I used to sell pictures (animals usually, for textbooks and such) as a side while I worked an awful job that paid the bills (mostly). Taking pictures, writing, etc. were what I originally wanted to do before I made a bad choice, skipping journalism study at the university to get married (and going to community college instead, while I could, anyway). That doesn’t mean I stopped taking the photos or that I stopped writing. I am no longer a professional photographer. I rarely snap pictures even for myself these days. But I have never stopped writing. Never.

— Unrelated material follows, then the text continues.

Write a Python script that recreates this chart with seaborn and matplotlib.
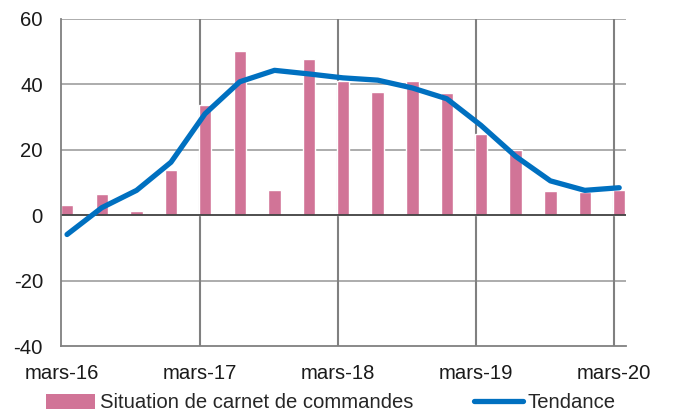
import matplotlib
matplotlib.use("Agg")
import matplotlib.pyplot as plt
import seaborn as sns
import pandas as pd
from matplotlib.patches import Patch
from matplotlib.lines import Line2D

# Quarterly survey data (mid-month observations), March 2016 to March 2020
dates = pd.to_datetime([
    "2016-03-15", "2016-06-15", "2016-09-15", "2016-12-15",
    "2017-03-15", "2017-06-15", "2017-09-15", "2017-12-15",
    "2018-03-15", "2018-06-15", "2018-09-15", "2018-12-15",
    "2019-03-15", "2019-06-15", "2019-09-15", "2019-12-15",
    "2020-03-15",
])
carnet = [3.2, 6.6, 1.2, 13.8, 33.6, 50.3, 7.7, 47.8, 40.9, 37.8,
          40.9, 37.3, 24.9, 20.0, 7.3, 7.0, 7.8]
tendance = [-5.9, 2.3, 7.6, 16.2, 31.0, 40.8, 44.3, 43.2, 42.0, 41.3,
            38.9, 35.6, 27.5, 18.0, 10.5, 7.6, 8.4]
tick_dates = pd.to_datetime(["2016-03-01", "2017-03-01", "2018-03-01",
                             "2019-03-01", "2020-03-01"])
tick_labels = ["mars-16", "mars-17", "mars-18", "mars-19", "mars-20"]

label_bar = "Situation de carnet de commandes"
label_line = "Tendance"

df = pd.DataFrame({"date": dates, "carnet": carnet, "tendance": tendance})

sns.set_theme(style="white")
plt.rcParams["font.family"] = ["Liberation Sans", "DejaVu Sans"]
plt.rcParams["axes.unicode_minus"] = False

BAR_COLOR = "#D17497"
LINE_COLOR = "#0070C0"
FS = 14.6

fig = plt.figure(figsize=(6.75, 4.12), dpi=100)
ax = fig.add_axes([61 / 675, 1 - 346 / 412, (626 - 61) / 675, (346 - 19) / 412])

ax.bar(df["date"], df["carnet"], width=33, color=BAR_COLOR, zorder=2)
sns.lineplot(data=df, x="date", y="tendance", ax=ax, color=LINE_COLOR,
             linewidth=3.8, zorder=3, legend=False)

ax.set_ylim(-40, 60)
ax.set_yticks([-40, -20, 0, 20, 40, 60])
ax.set_xlim(pd.Timestamp("2016-02-28"), pd.Timestamp("2020-04-02"))
ax.set_xticks(tick_dates)
ax.set_xticklabels(tick_labels)
ax.set_xlabel("")
ax.set_ylabel("")

# grid: light horizontal lines, darker vertical lines at each March
for y in [-20, 20, 40, 60]:
    ax.axhline(y, color="#A6A6A6", linewidth=1.3, zorder=1)
for d in tick_dates[1:]:
    ax.axvline(d, color="#808080", linewidth=1.5, zorder=1)
ax.axhline(0, color="#404040", linewidth=1.3, zorder=2.5)

for side in ["top", "right"]:
    ax.spines[side].set_visible(False)
for side in ["left", "bottom"]:
    ax.spines[side].set_color("#808080")
    ax.spines[side].set_linewidth(1.3)

ax.tick_params(axis="both", length=0, labelsize=FS, colors="#1a1a1a")
ax.tick_params(axis="y", pad=13)
ax.tick_params(axis="x", pad=13)

handles = [Patch(facecolor=BAR_COLOR, edgecolor="none", label=label_bar),
           Line2D([], [], color=LINE_COLOR, linewidth=3.8, label=label_line)]
fig.legend(handles=handles, loc="center", bbox_to_anchor=(0.49, 1 - 403 / 412),
           ncol=2, frameon=False, fontsize=FS, handlelength=2.4,
           handletextpad=0.25, columnspacing=3.0, borderaxespad=0)

fig.savefig("out.png", dpi=100)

What you choose to do is your business. How you earn your money or how you practice hoping to eventually be paid for your work is on you. Don’t let other people get you down because writing or playing guitar or painting or cutting hair or whatever it is you do isn’t enough in their opinion. Their opinion means nothing in the grand scheme of your life. Don’t let other people get you down because you’re not good enough, yet. At least you’re trying, really trying (and if you’re half-assing it, why bother at all?). Outside of a job interview, their approval doesn’t matter, and their pressure/insults are likely a sign that they’re jealous of your ability or your progress, so far, in your chosen area. That’s their problem, not yours, even if they are trying to make it yours.
Anyway, when it comes to hobbies, work, anything you want to learn, practice. Like a koan, the continued effort, the deliberate practice, is immensely important. Unlike a koan, you can reach the goal, solve the riddle or find that answer. And you can continue to improve from there. Maybe one day you’ll inspire someone. Maybe you’ll be in influencer. For real.